The fourth Wabbler went through the hole. It was very simple indeed. Its tail scraped for a moment, and then it was inside the harbor. And then the tick-tick-ticking of the Wabbler's brain was very crisp and incisive indeed, because this was its chance for the accomplishment of its destiny. It listened for sounds of engines, estimating their loudness with an uncanny precision, and within its rounded brainpan it measured things as abstract as variations in the vertical component of terrestrial magnetism. There were many sounds and many variations to note, too, because surface craft swarmed about the scene of a recent violent explosion. Their engines purred and rumbled, and their steel hulls made marked local changes in magnetic force. But none of them came quite close enough to the Wabbler to constitute its destiny.

It went on and on as the flood tide swept in. The harbor was a busy one, with many small craft moving about, and more than once in these daylight hours flying things alighted upon the water and took off again. But it happened that none came sufficiently near. An hour after its entrance into the harbor the Wabbler was in a sort of eddy, in a basin, and it made four slow, hitching circuits about the same spot—during one of which it came near to serried ranks of piling—before the time of slack water. But even here the Wabbler, after swaying a little without making progress for perhaps twenty minutes, made little clanking noises inside itself and dribbled out bubbles and eased itself down in the mud to wait.

It lay there, canted a little and staring up with its small, round, seeming eyes with a look of unimpassioned expectancy. Small boats roved overhead. Once engines rumbled, and a wooden-hulled craft swam on the surface of the water to the very dock whose pilings the Wabbler had seen. Then creaking sounds emanated from those pilings. The Wabbler may have known that unloading cranes were at work. But this was not its destiny either.

There came other sounds of greater import. Clankings of gears. A definite, burning rush of water. It continued and continued. The Wabbler could not possibly be expected to understand, of course, that such burbling underwater sounds are typical of a drydock being filled—the filling beginning near low tide when a great ship is to leave at high. Especially, perhaps, the Wabbler could not be expected to know that a great warship had occupied a vastly important drydock and that its return to active service would restore much power to an enemy fleet. Certainly it could not know that another great warship waited impatiently to be repaired in the same basin. But the restless tick-tick-tick-tick which was the Wabbler's brain was remarkably crisp and incisive.

When flood tide began once more, the Wabbler jetted water and wabbled to and fro until it broke free of the bottom. It hung with a seeming impatience—wreathed in seaweed and coated with greenish slime—above the tail which dangled down to the harbor mud. It looked alive, and inhuman, and chinless, and it looked passionately demoniac, and it looked like something out of a submarine Gehenna. And, presently, when the flood tide began to flow and the eddy about the docks and the dry dock gates began, the Wabbler inched as if purposefully toward the place where the water burbled through flooding valves.

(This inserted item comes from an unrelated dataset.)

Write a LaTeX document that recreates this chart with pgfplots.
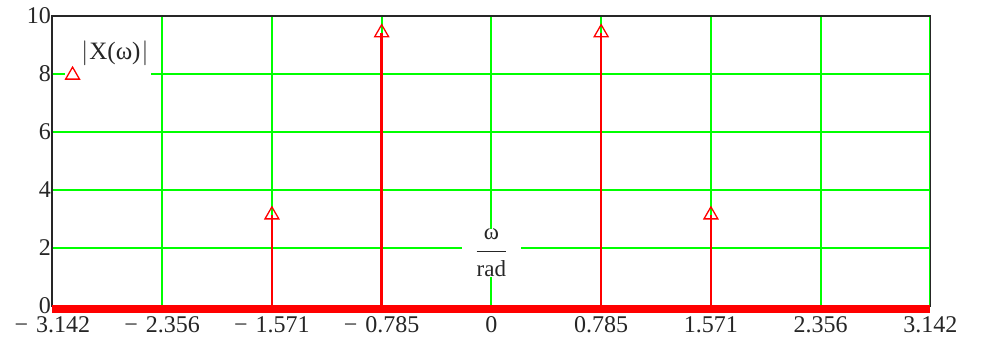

Sounds in the air did not reach the Wabbler. Sounds under water did. It heard the grinding rumble of stream winches, and it heard the screeching sound as the drydock gates swung open. They were huge gates, and they made a considerable eddy of their own. The Wabbler swam to the very center of that eddy and hung there, waiting. Now, for the first time, it seemed excited. It seemed to quiver a little. Once when it seemed that the eddy might bring it to the surface, it bubbled patiently from the vent which appeared to be a mouth. And its brain went tick-tick-tick-tick within it, and inside its brainpan it measured variations in the vertical component of terrestrial magnetism, and among such measurements it noted the effect of small tugs which came near but did not enter the drydock. They only sent lines within, so they could haul the warship out. But the tugs were not the Wabbler's destiny either.